After departing "Lost," Grace found herself at the center of industry rumors about her participation in "X-Men: The Last Stand" (2006). The actress was widely considered to play the role of Kitty Pryde in the third film of the popular "X-Men" franchise, but as Grace later stated in interviews, she had no idea that she was up for the role, which eventually went to Ellen Page. She remained largely off-screen in 2006, but returned with a vengeance the following year with a single-episode guest shot on "Lost" as well as supporting roles in "Suburban Girl" and "The Jane Austen Book Club." In the former, a film adaptation of stories by novelist Melissa Bank, she was the best friend of New York editor Sarah Michelle Gellar, while the latter cast her as a member of the title organization whose high-risk lifestyle is turned into material for her partner's short stories. "Suburban Girl" saw little to no theatrical release, while the former performed modestly well on the arthouse circuit.

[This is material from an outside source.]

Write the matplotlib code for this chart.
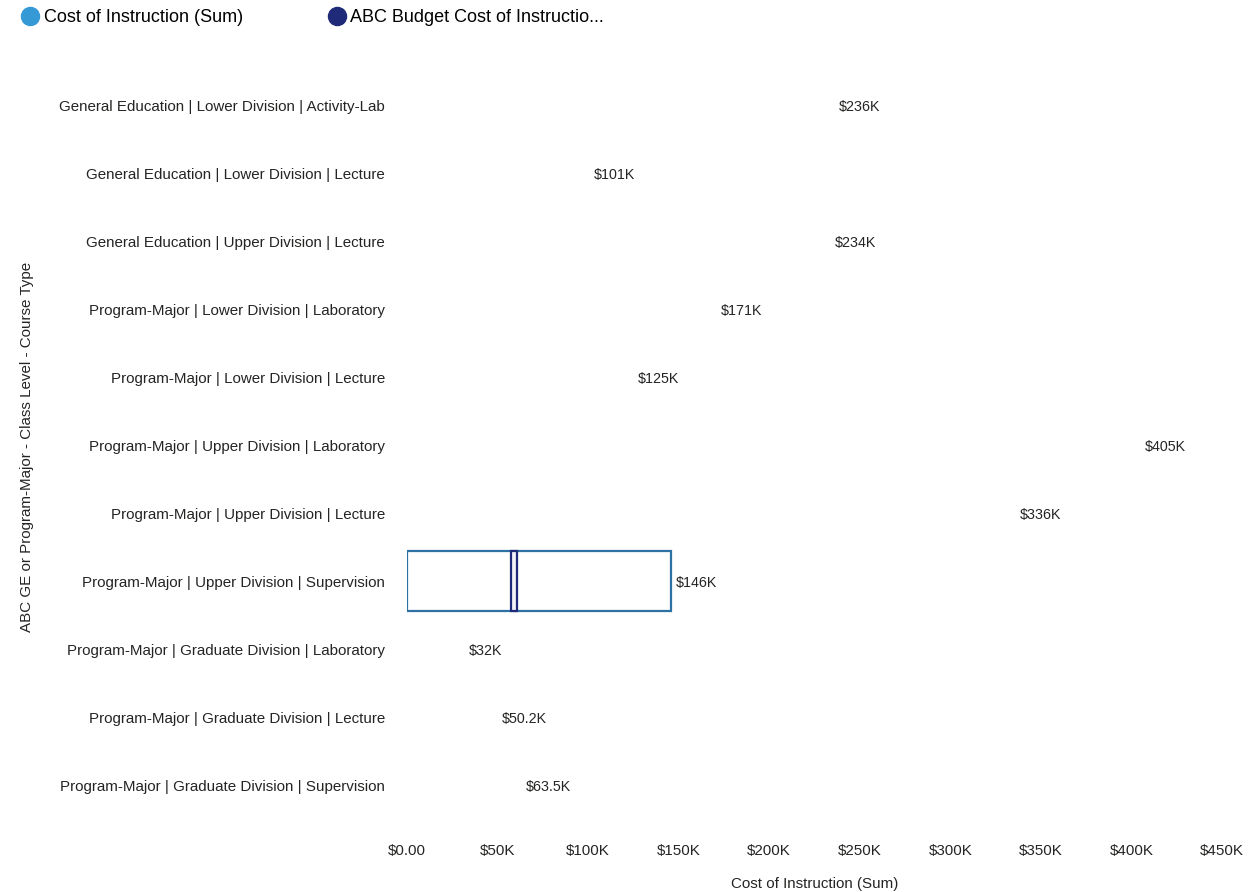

The year 2008 saw Grace starring alongside Liam Neeson and Famke Janssen in "Taken," a French thriller about a former intelligence operative (Neeson) who uses his training to track down his daughter (Grace) after she is kidnapped. She was also top-billed in the British feature "Malice in Wonderland" (2009), an updated version of the Lewis Carroll story with a decidedly horrific bent.